At Facebook, Marcus became a prominent public figure in the company’s push toward payments and, later, blockchain-based financial infrastructure. He was associated with leadership of Facebook’s messaging and payments efforts, and he later played a central role in the company’s blockchain initiative that launched as Libra and later rebranded as Diem. The effort aimed to create a globally accessible digital currency and payments network, and it drew significant attention from policymakers and regulators.
While the initiative did not reach widespread production deployment in its original form, it shaped industry debate around stablecoins, reserve-backed digital assets, and the governance structures required for global payment networks. It also highlighted the challenges of launching a payment instrument at scale, including regulatory approval, consumer protection expectations, and the operational complexity of maintaining trust under political scrutiny.

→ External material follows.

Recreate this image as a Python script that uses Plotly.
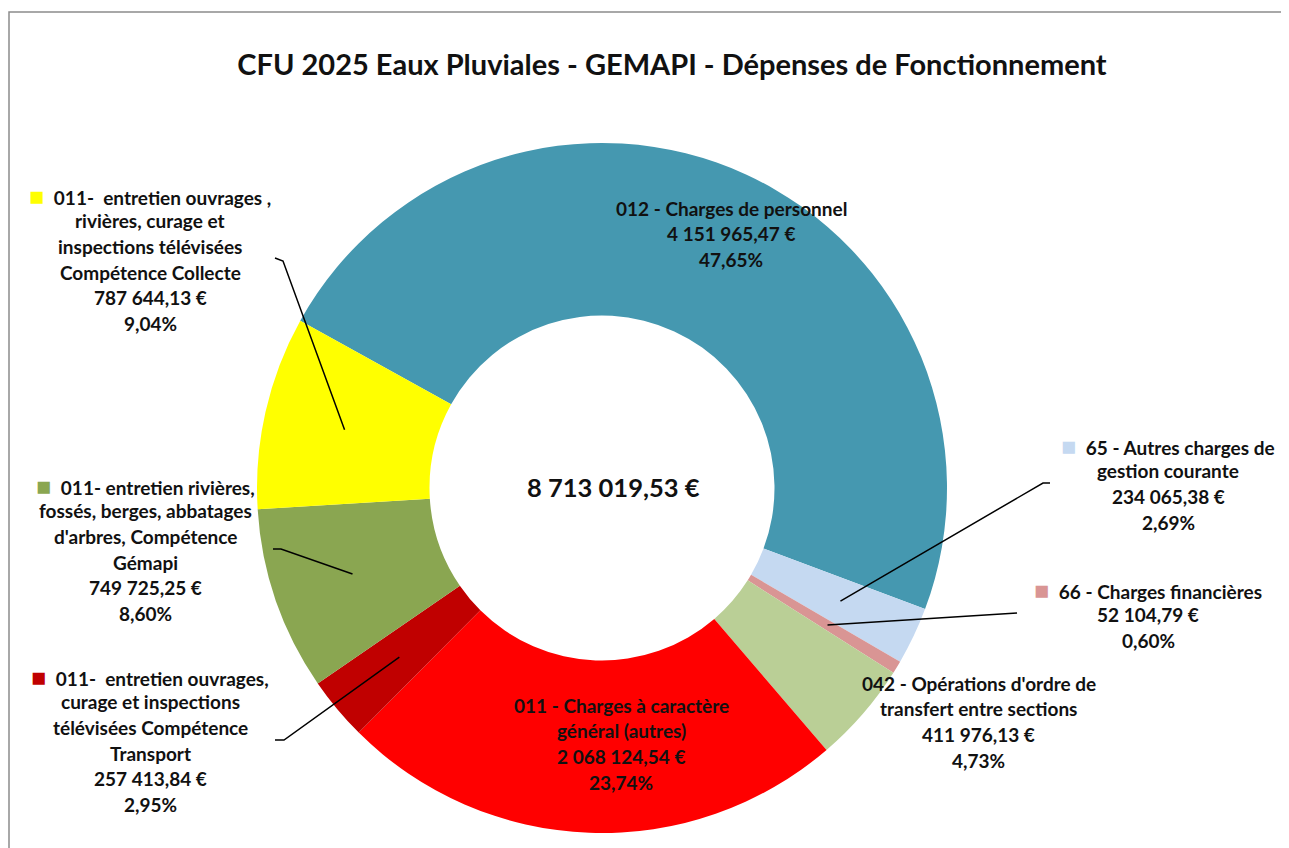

Marcus co-founded Lightspark to build infrastructure for payments on the Lightning Network, a layer designed to enable faster and lower-cost Bitcoin transactions. Lightspark’s positioning has focused on enterprise-grade tooling, such as APIs, routing optimization, liquidity management, and monitoring, that aims to make Lightning usable for merchants, fintechs, and other platforms without requiring them to become Lightning specialists.
In practice, Lightning integration often requires managing channels, liquidity, and reliability across a distributed network. Lightspark’s approach has been framed as abstracting that complexity so businesses can treat Lightning as a payments rail, similar to how many companies use card processors or bank transfer networks through software integrations.
Lightspark’s core market thesis aligns with demand for cheaper cross-border transfers, faster settlement, and internet-native payments that can serve both consumer and business flows. Common use cases for Lightning-based infrastructure include micropayments, creator monetization, remittances, and merchant settlement, especially where card fees or bank transfer frictions are high.
Building payments infrastructure on the Lightning Network involves technical and operational risks. Reliability can be affected by liquidity constraints, routing availability, and network conditions. Enterprise integrations also require robust monitoring, security controls, and clear operational processes for incident response. In addition, payments businesses face regulatory considerations that vary by jurisdiction, including money transmission rules, sanctions compliance, consumer protection standards, and reporting requirements.
Market adoption is another variable. Lightning usage patterns depend on wallet support, merchant adoption, and the broader ecosystem of exchanges and payment providers that help users move between fiat and crypto. Lightspark’s role, and Marcus’ leadership focus, can be viewed as addressing these adoption constraints by making Lightning integration more accessible to mainstream businesses while maintaining compliance-aware operational standards.